Luisa Passerini. Autobiography of a Generation: Italy, 1968. Hanover: Wesleyan University Press, 1996. siv + 166 pp.p. $21.95 (cloth), ISBN 978-0-8195-5286-0.
Reviewed by Stanislao G. Pugliese (Hofstra University)
Published on H-Italy (April, 1997)
Luisa Passerini, Professor of Twentieth-Century History at the European University in Florence, is best known for her work, Fascism in Popular Memory. In that project, she examined how the working-class of the northern Italian industrial city of Turin--dominated by the massive FIAT factory works--reacted to and remembered the fascist era. She has also edited Memory and Totalitarianism, which examines this subject from a variety of perspectives. Here, in Autobiography of a Generation, she mines different material, but always with the same concerns: how do memory and history interact; how do they refract off each other; and how do individuals and societies deal with the constant interaction of the private and the public? Although others have also addressed these issues, Passerini here has crafted something out of the ordinary, indeed unique. This is the complete subjectivization of history, or the history of subjectivity.

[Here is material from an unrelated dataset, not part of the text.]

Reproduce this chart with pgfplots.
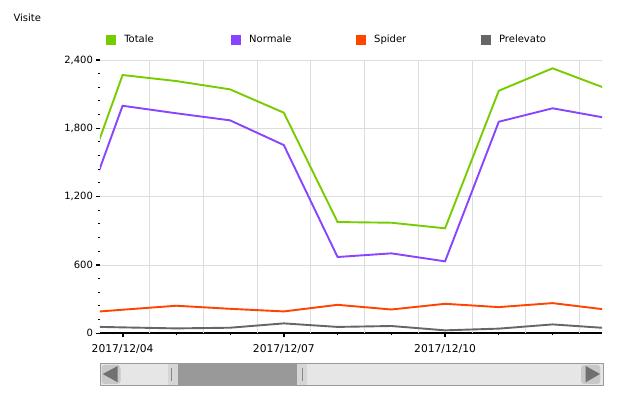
\documentclass[border=0pt]{standalone}
\usepackage{pgfplots}
\pgfplotsset{compat=1.18}
\usepackage{pgfplotstable}
\usepackage{fontspec}
\setmainfont{DejaVu Sans}
\definecolor{ctot}{HTML}{77CC00}
\definecolor{cnorm}{HTML}{8844FF}
\definecolor{cspid}{HTML}{FF4400}
\definecolor{cprel}{HTML}{666666}
\definecolor{cgrid}{HTML}{DDDDDD}
\definecolor{ctrack}{HTML}{E6E6E6}
\definecolor{cborder}{HTML}{9A9A9A}
\definecolor{cbtn}{HTML}{C8C8C8}
\definecolor{carrow}{HTML}{707070}
\definecolor{cthumb}{HTML}{999999}
\definecolor{chandle}{HTML}{D6D6D6}
\definecolor{cgrip}{HTML}{888888}

\pgfplotstableread{
day tot norm spider prel
-1 951 696 171 62
0 2268 1998 207 52
1 2215 1932 242 43
2 2142 1870 215 49
3 1937 1653 192 87
4 977 670 250 56
5 971 702 209 64
6 922 632 259 26
7 2130 1858 230 41
8 2327 1976 265 78
9 2149 1891 208 46
}\datatable

\newcommand{\chfont}{\fontsize{10}{12}\selectfont}
\newcommand{\xfont}{\fontsize{10.7}{12}\selectfont}

\begin{document}
\begin{tikzpicture}
\begin{axis}[
  scale only axis,
  width=502pt, height=273.3pt,
  xmin=-0.42, xmax=8.92,
  ymin=0, ymax=2400,
  axis x line*=bottom, axis y line*=left,
  x axis line style={-, line width=2pt, black},
  y axis line style={draw=none},
  xtick={0,3,6},
  xticklabels={2017/12/04,2017/12/07,2017/12/10},
  minor xtick={-1,0,...,9},
  extra x ticks={0.5,1.5,...,8.5},
  extra x tick labels={},
  extra x tick style={grid=major, major tick length=0pt},
  ytick={0,600,...,2400},
  minor y tick num=4,
  ymajorgrids,
  grid style={draw=cgrid, line width=0.8pt},
  tick align=outside,
  major x tick style={line width=2pt, black},
  minor x tick style={line width=1pt, black},
  major y tick style={line width=1.3pt, black},
  minor y tick style={line width=1pt, black},
  major tick length=3.5pt, minor tick length=2pt,
  tick label style={font=\chfont, black},
  xticklabel style={yshift=-4pt, font=\xfont},
  /pgf/number format/assume math mode=true,
  /pgf/number format/1000 sep={,},
  scaled y ticks=false,
  ylabel={Visite},
  ylabel style={rotate=-90, at={(axis description cs:-0.1727,1.1401)}, anchor=base west, inner sep=0pt, font=\chfont},
  legend columns=4,
  legend cell align=left,
  legend style={at={(axis description cs:0.012,1.074)}, anchor=west, draw=none, fill=none, inner sep=0pt, outer sep=0pt, font=\chfont, nodes={inner sep=0pt}, /tikz/every even column/.append style={column sep=0pt}},
  legend image code/.code={\fill[#1, draw=none] (0pt,-5pt) rectangle (9.7pt,4.7pt); \path (17.3pt,0pt);},
  no markers,
]
\addplot[ctot, line width=1.9pt] table[x=day, y=tot] {\datatable};
\addlegendentry{\makebox[106.7pt][l]{Totale}}
\addplot[cnorm, line width=1.9pt] table[x=day, y=norm] {\datatable};
\addlegendentry{\makebox[106.7pt][l]{Normale}}
\addplot[cspid, line width=1.9pt] table[x=day, y=spider] {\datatable};
\addlegendentry{\makebox[106.7pt][l]{Spider}}
\addplot[cprel, line width=1.9pt] table[x=day, y=prel] {\datatable};
\addlegendentry{Prelevato}
\end{axis}
% scrollbar
\fill[ctrack, draw=cborder, line width=1pt] (0pt,-30.4pt) rectangle (503pt,-52.4pt);
\fill[cbtn, rounded corners=3pt] (1.5pt,-31.7pt) rectangle (20.5pt,-50.7pt);
\fill[carrow] (2.7pt,-40.7pt) -- (17.7pt,-32.7pt) -- (17.7pt,-49pt) -- cycle;
\fill[cbtn, rounded corners=3pt] (481pt,-31.7pt) rectangle (500.3pt,-50.7pt);
\fill[carrow] (500pt,-40.7pt) -- (485.7pt,-32.7pt) -- (485.7pt,-49pt) -- cycle;
\fill[chandle] (68.3pt,-31pt) rectangle (78pt,-51.8pt);
\fill[chandle] (197pt,-31pt) rectangle (207pt,-51.8pt);
\fill[cthumb] (78pt,-31pt) rectangle (197pt,-51.8pt);
\draw[cgrip, line width=1pt] (71.2pt,-34.4pt) -- (71.2pt,-47.7pt);
\draw[cgrip, line width=1pt] (202.5pt,-34.4pt) -- (202.5pt,-47.7pt);
\pgfresetboundingbox
\path[use as bounding box] (-100pt,-61.7pt) rectangle (520pt,333.3pt);
\end{tikzpicture}
\end{document}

The result is a complex interpretation of the reciprocal relationship between history, memory, identity, agency, and subjectivity.
Passerini organizes the book with a brilliant concept: alternating chapters of self-reflection based on her diaries (1983-1987) with oral interviews of participants from the 1968 movement. The four odd-numbered chapters based on her diary are a free exploration of her own psychoanalysis. The intervening even-numbered chapters are based on forty-seven interviews conducted in the early- to mid-1980s. What ties the seemingly disparate material together is Passerini's interest and fascination--one might even say obsession--with the mysterious workings of memory.
As the author subtly acknowledges, her psychoanalysis was the result of issues left unresolved not only from her childhood and adolescence, but from her own participation in "1968." Here, "1968" refers not only to that dramatic year, but to an entire decade marked by unresolved conflicts left over from the fascist era and the "economic boom" of the late 1950s and early 1960s. Students, workers, intellectuals, and women forced Italy to re-examine, re-consider, and re-vision its complacent and conservative society.
Passerini offers her own psychoanalysis of the protagonists from 1968: from the "ambiguity toward fathers," to the "rejection of the Mother." In addition, she examines such topics as space, democracy, power, transcendence, and gender. Much of this only became clear to the actors a decade or more later. What becomes clear to Passerini in the course of conducting her interviews is that "our identity is constructed on contradictions ... [with] ... recurring themes of division, of difference, of contrast" (p. 22). At the heart of autobiographical memory is the connection between the individual and the collective (p. 31), and this poses the problem of power. The "demise" of the question of power is the "central grief" of the post-1968 world which still haunts us today. Passerini understands that posing the question of power was "a way of recognizing transcendence, in the secular sense ..." (p. 132).
Erdberg's translation captures the spirit of the text, especially the occasional note of nostalgia or wistfullness in the oral interviews. Scott's brief but valuable Foreword will be useful for the reader unfamiliar with Passerini's work. Perhaps Scott offers the most succinct evaluation of the work when she writes that it is both "an individual and collective autobiography ... innovative in its method, fascinating and instructive in its substance..." (p. xiv).